About IBM security groups
An IBM Cloud® security group is a set of IP filter rules that define how to handle incoming (ingress) and outgoing (egress) traffic to both the public and private interfaces of a virtual server instance. The rules that you add to a security group are known as security group rules.
- You can assign security groups to the public and/or private network interfaces of a single virtual server or multiple virtual server instances.
- You can assign security groups that are provided by IBM or that you create.
- When a security group is applied to the network component of a virtual server instance, all traffic to and from that network component is denied, unless explicitly permitted by a security group rule.
- The inbound traffic to a virtual server instance is referred to as ingress traffic.
- The outbound traffic from a virtual server instance is referred to as egress traffic.
Security groups are implemented on the hypervisor hosting the virtual server.
Security groups provided by IBM
You can assign any of the following security groups that are provided by IBM to the network interfaces of your virtual server instances:
- allow_ssh - This security group defines the IP rules that allow ingress TCP traffic on the SSH port only (22/TCP).
- allow_http - This security group defines the IP rules that allow ingress traffic on HTTP port only (80/TCP).
- allow_https - This security group defines the IP rules that allow ingress TCP traffic on HTTPS port only (443/TCP).
- allow_outbound - This security group defines the IP rules that allow all egress traffic from the server.
- allow_all - This security group defines the IP rules that allow all ingress traffic on all ports.
Security groups and audit logs
All security group interactions are logged to an account's audit log.
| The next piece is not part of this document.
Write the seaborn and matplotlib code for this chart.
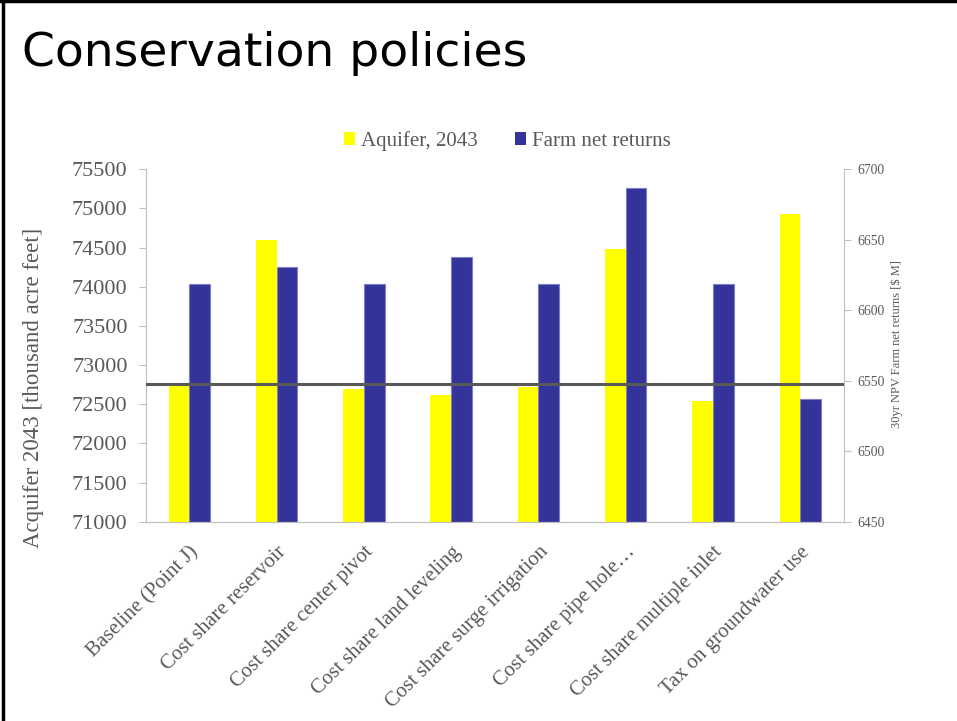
import matplotlib
matplotlib.use("Agg")
import matplotlib.pyplot as plt
from matplotlib.patches import Patch
from matplotlib.lines import Line2D
import seaborn as sns
import pandas as pd

# Policy scenarios and their outcomes
policies = [
    "Baseline (Point J)",
    "Cost share reservoir",
    "Cost share center pivot",
    "Cost share land leveling",
    "Cost share surge irrigation",
    "Cost share pipe hole\u2026",
    "Cost share multiple inlet",
    "Tax on groundwater use",
]
aquifer_2043 = [72745, 74595, 72690, 72618, 72717, 74479, 72538, 74934]
farm_returns = [6618.7, 6630.7, 6618.7, 6637.8, 6618.7, 6686.8, 6618.7, 6536.9]
baseline_level = 72763

aq_label = "Aquifer, 2043"
farm_label = "Farm net returns"
series_order = [aq_label, farm_label]
palette = {aq_label: "#FFFF00", farm_label: "#333399"}

df_aq = pd.DataFrame({"policy": policies, "value": aquifer_2043, "series": aq_label})
df_farm = pd.DataFrame({"policy": policies, "value": farm_returns, "series": farm_label})

sns.set_style("white")
plt.rcParams["font.family"] = ["Liberation Serif", "DejaVu Serif"]
text_gray = "#595959"
axis_gray = "#BFBFBF"

fig = plt.figure(figsize=(9.57, 7.21), dpi=100)
ax1 = fig.add_axes([0.1522, 0.2764, 0.8819 - 0.1522, 0.7652 - 0.2764])
ax2 = ax1.twinx()

sns.barplot(data=df_aq, x="policy", y="value", hue="series", hue_order=series_order,
            palette=palette, saturation=1, dodge=True, width=0.475, legend=False, ax=ax1,
            edgecolor="none", linewidth=0)
sns.barplot(data=df_farm, x="policy", y="value", hue="series", hue_order=series_order,
            palette=palette, saturation=1, dodge=True, width=0.475, legend=False, ax=ax2,
            edgecolor="#7F7FC4", linewidth=0.8)

ax1.set_ylim(71000, 75500)
ax1.set_yticks(range(71000, 75501, 500))
ax2.set_ylim(6450, 6700)
ax2.set_yticks(range(6450, 6701, 50))
ax1.set_xlim(-0.5, len(policies) - 0.5)

# Reference level of the baseline aquifer volume, drawn above both bar series
ax1.axhline(baseline_level, color="#595959", lw=2.2, zorder=10)
ax1.set_zorder(3)
ax1.patch.set_visible(False)
ax2.set_zorder(2)

for ax in (ax1, ax2):
    ax.spines["top"].set_visible(False)
    ax.spines["left"].set_color(axis_gray)
    ax.spines["right"].set_color(axis_gray)
    ax.spines["bottom"].set_color(axis_gray)
    ax.set_xlabel("")
    ax.set_ylabel("")

ax1.spines["right"].set_visible(False)
ax2.spines["left"].set_visible(False)

ax1.tick_params(axis="y", direction="out", length=5, color=axis_gray, labelsize=16,
                labelcolor=text_gray, pad=8, left=True)
ax2.tick_params(axis="y", direction="out", length=5, color=axis_gray, labelsize=9.8,
                labelcolor=text_gray, pad=5, right=True)
ax1.tick_params(axis="x", length=0, pad=15)
ax2.tick_params(axis="x", length=0)

ax1.set_xticks(range(len(policies)))
ax1.set_xticklabels(policies, rotation=45, ha="right", va="top", rotation_mode="anchor",
                    fontsize=15, color=text_gray)

fig.text(34 / 957, 1 - 388 / 721, "Acquifer 2043 [thousand acre feet]", fontsize=16.5,
         color=text_gray, rotation=90, ha="center", va="center")
fig.text(897 / 957, 1 - 344 / 721, "30yr NPV Farm net returns [$ M]", fontsize=9,
         color=text_gray, rotation=90, ha="center", va="center")

handles = [Patch(facecolor=palette[aq_label], edgecolor="none", label=aq_label),
           Patch(facecolor=palette[farm_label], edgecolor="none", label=farm_label)]
fig.legend(handles=handles, loc="center", bbox_to_anchor=(0.5303, 1 - 141 / 721), ncol=2,
           frameon=False, fontsize=15, labelcolor=text_gray, handlelength=0.52,
           handleheight=0.52, handletextpad=0.3, columnspacing=1.8)

fig.text(0.023, 1 - 54 / 721, "Conservation policies", fontsize=34, family="DejaVu Sans",
         color="black", ha="left", va="center")

# Slide frame
fig.add_artist(Line2D([0.0035, 0.0035], [0, 1], color="black", lw=2.5, transform=fig.transFigure))
fig.add_artist(Line2D([0, 1], [0.998, 0.998], color="black", lw=2.5, transform=fig.transFigure))

fig.savefig("out.png", dpi=100)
The entries track specific security group changes as well as which user requested the change. Logs are written for the following interactions:
- A security group is added to or removed from a virtual server's network interface.
- A security group's rules are changed by add rule, edit rule, or remove rule.
For each of those interactions, one log is written for each affected object. A log is always written against the security group being changed. Additional logs are written for each virtual server network interface attached to the security group. Filtering audit logs on a specific security group shows all security group related changes for the group. Likewise, filtering logs on a specific virtual server shows all security group related changes for the virtual server.
Since security group changes can result in a number of virtual servers being updated in the background, audit logs can be used to determine precisely when a change went into effect. Security group APIs that generate audit logs return a request identifier. That identifier can be used to correlate API calls with their resulting audit logs.
Security group example
In the following diagram, virtual server instances are associated with a set of security groups to restrict network traffic. The arrows represent network traffic flow. The application developer has restricted access to the various infrastructure layers, as follows:
- The application developer can access only the web layer on TCP port 443 (HTTPS).
- Only web layer instances can access the application layer instances.
- Only the application layer instances can access the database layer instances.